BAGIKAN
[Sipa]

Anti bisa eksperimental telah dikembangkan melawan dendrotoxin dari ular berbisa yang paling ditakuti di dunia, mamba hitam, yang dapat ditemukan di Afrika. Percobaan dilakukan dalam kolaborasi antara Technical University of Denmark (DTU), Instituto Clodomiro Picado di Kosta Rika, dan IONTAS di Cambridge, Inggris, dan temuannya baru-baru ini telah dipublikasikan dalam jurnal Nature Communications.

Andreas Hougaard Laustsen, profesor di DTU Bioengineering, memperkirakan bahwa temuan ini dapat mengarah pada perubahan paradigma dalam pengobatan pada gigitan ular.

“Lompatan ke depan dalam percobaan kami adalah bahwa kami menggunakan metode bioteknologi untuk menemukan dan kemudian menyebarkan antibodi manusia di laboratorium untuk memungkinkan penggunaan dalam pengobatan eksperimental ular berbisa mamba hitam. Metode yang kami gunakan dapat digunakan untuk menemukan antibodi manusia di laboratorium dengan mensimulasi sistem kekebalan manusia, jadi kita dapat menghindari penyuntikan pasien dengan racun ular untuk meningkatkan antibodi melalui imunisasi,” kata Andreas Hougaard Laustsen.

Antibodi untuk anti bisa ular mamba hitam eksperimental ditemukan menggunakan kepustakaan antibodi yang mengandung gen antibodi manusia yang diekstrak dari sel darah putih dalam darah donor. Gen-gen ini dimasukkan ke dalam partikel virus rekayasa genetika yang dapat mengekspresikan antibodi manusia yang diinginkan pada permukaannya. Partikel-partikel virus ini kemudian digunakan untuk menyaring dan menemukan antibodi manusia yang dapat mengikat dendrotoxin mamba hitam. Setelah antibodi yang tepat ditemukan, gen antibodi dimasukkan ke dalam sel mamalia yang bertindak sebagai pabrik sel dengan output antibodi monoklonal yang besar.

Antibodi yang ditemukan dapat digunakan dalam pengaturan industri untuk produksi skala besar dalam tangki fermentasi yang lebih besar, mirip dengan produksi insulin saat ini. Insulin mengalami perkembangan serupa pada awal 1990-an, ketika produksi beralih dari insulin berbasis babi menuju insulin manusia yang sepenuhnya diproduksi menggunakan teknologi DNA rekombinan.

Andreas Hougaard Laustsen memperkirakan bahwa masih diperlukan waktu bertahun-tahun sebelum produksi anti bisa berdasarkan antibodi manusia siap untuk melampaui laboratorium.

“Kami telah menunjukkan bahwa adalah mungkin untuk menghasilkan anti bisa eksperimental berbasis manusia terhadap racun penting dari salah satu spesies ular, mamba hitam.
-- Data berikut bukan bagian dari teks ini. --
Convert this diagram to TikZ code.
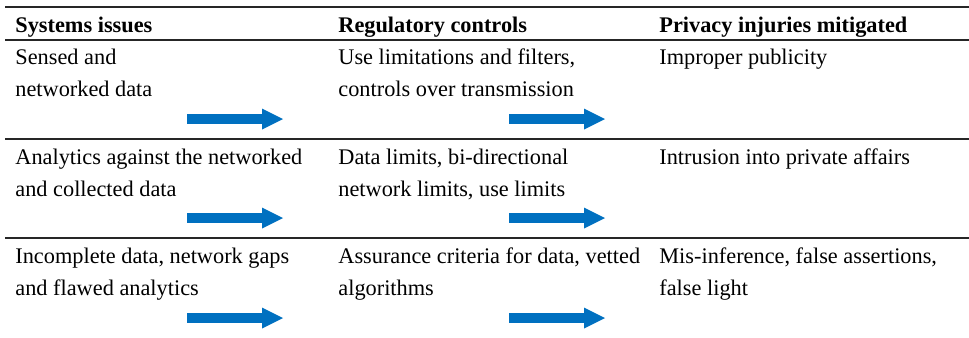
\documentclass[tikz,border=0pt]{standalone}
\usepackage{fontspec}
\setmainfont{Liberation Serif}
\usetikzlibrary{arrows.meta}
\definecolor{arrowblue}{RGB}{0,112,192}

\begin{document}
\begin{tikzpicture}[
        x=0.5bp, y=-0.5bp,
        cell/.style={anchor=base west, inner sep=0pt, align=left, font=\fontsize{11.2}{16}\selectfont},
        head/.style={cell, font=\fontsize{11.2}{16}\selectfont\bfseries},
        rule/.style={draw=black!85, line width=0.55bp},
        toprule/.style={draw=black!85, line width=0.7bp},
        bluearrow/.style={draw=arrowblue, line width=5bp, -{Triangle[length=10.5bp, width=10.5bp, line width=0pt]}}
    ]
    \useasboundingbox (0,0) rectangle (969,337);

    % table rules
    \draw[toprule] (5,7) -- (969,7);
    \draw[rule] (5,40) -- (969,40);
    \draw[rule] (5,139) -- (969,139);
    \draw[rule] (5,238) -- (969,238);

    % header
    \node[head] (h1) at (15,32) {Systems issues};
    \node[head] (h2) at (338,32) {Regulatory controls};
    \node[head] (h3) at (659,32) {Privacy injuries mitigated};

    % first row (base anchor sits on the last line)
    \node[cell] (a1) at (15,96) {Sensed and\\networked data};
    \node[cell] (a2) at (338,96) {Use limitations and filters,\\controls over transmission};
    \node[cell] (a3) at (659,64) {Improper publicity};

    % second row
    \node[cell] (b1) at (15,196) {Analytics against the networked\\and collected data};
    \node[cell] (b2) at (338,196) {Data limits, bi-directional\\network limits, use limits};
    \node[cell] (b3) at (659,164) {Intrusion into private affairs};

    % third row
    \node[cell] (c1) at (15,295) {Incomplete data, network gaps\\and flawed analytics};
    \node[cell] (c2) at (338,295) {Assurance criteria for data, vetted\\algorithms};
    \node[cell] (c3) at (659,295) {Mis-inference, false assertions,\\false light};

    % arrow ends
    \coordinate (a1s) at (187,119);
    \coordinate (a1e) at (283,119);
    \coordinate (a2s) at (509,119);
    \coordinate (a2e) at (605,119);
    \coordinate (b1s) at (187,218);
    \coordinate (b1e) at (283,218);
    \coordinate (b2s) at (509,218);
    \coordinate (b2e) at (605,218);
    \coordinate (c1s) at (187,318);
    \coordinate (c1e) at (283,318);
    \coordinate (c2s) at (509,318);
    \coordinate (c2e) at (605,318);

    \draw[bluearrow] (a1s) -- (a1e);
    \draw[bluearrow] (a2s) -- (a2e);
    \draw[bluearrow] (b1s) -- (b1e);
    \draw[bluearrow] (b2s) -- (b2e);
    \draw[bluearrow] (c1s) -- (c1e);
    \draw[bluearrow] (c2s) -- (c2e);

    \end{tikzpicture}
\end{document}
Sebelum uji klinis anti bisa pada manusia dapat diterima, relevan untuk mengembangkan lebih banyak antibodi untuk anti bisa untuk memberikan spektrum yang lebih luas terhadap beberapa jenis bisa ular lainnya,” kata Andreas Hougaard Laustsen.

Oleh karena itu para peneliti bekerja untuk mengembangkan anti bisa terhadap beberapa spesies ular. Jika penelitian ini berhasil, dokter akan dapat menggunakan anti bisa dalam beragai kasus gigitan ular di mana spesies ularnya tidak diketahui. Sehingga berpotensi dalam menyelamatkan banyak nyawa, tidak hanya di Afrika, tetapi di seluruh dunia.

Lebih dari 100.000 orang setiap tahun mati karena terkena bisa ular, dan banyak di antarnya mengalami kecacatan. Mengingat bahwa kebanyakan gigitan ular terjadi di daerah-daerah miskin di dunia, ini bukan area fokus utama untuk perusahaan-perusahaan farmasi. Untuk menarik lebih banyak perhatian dan lebih banyak dana ke daerah itu, Organisasi Kesehatan Dunia (WHO) pada 2017 menambahkan gigitan ular ke daftar penyakit tropis yang terabaikan.

Andreas Hougaard Laustsen adalah seorang profesor di Bioengineering DTU, di mana dia melakukan penelitian tentang antibodi terapeutik dan bekerja untuk mengembangkan berbagai anti bisa terhadap ular, kalajengking, dan laba-laba, yang dirancang sedemikian rupa sehingga tidak menimbulkan reaksi buruk terhadap pasiennya. Pada tahun 2017, Andreas Laustsen menjadi anggota Kelompok Kerja WHO di Envenoming Snakebite.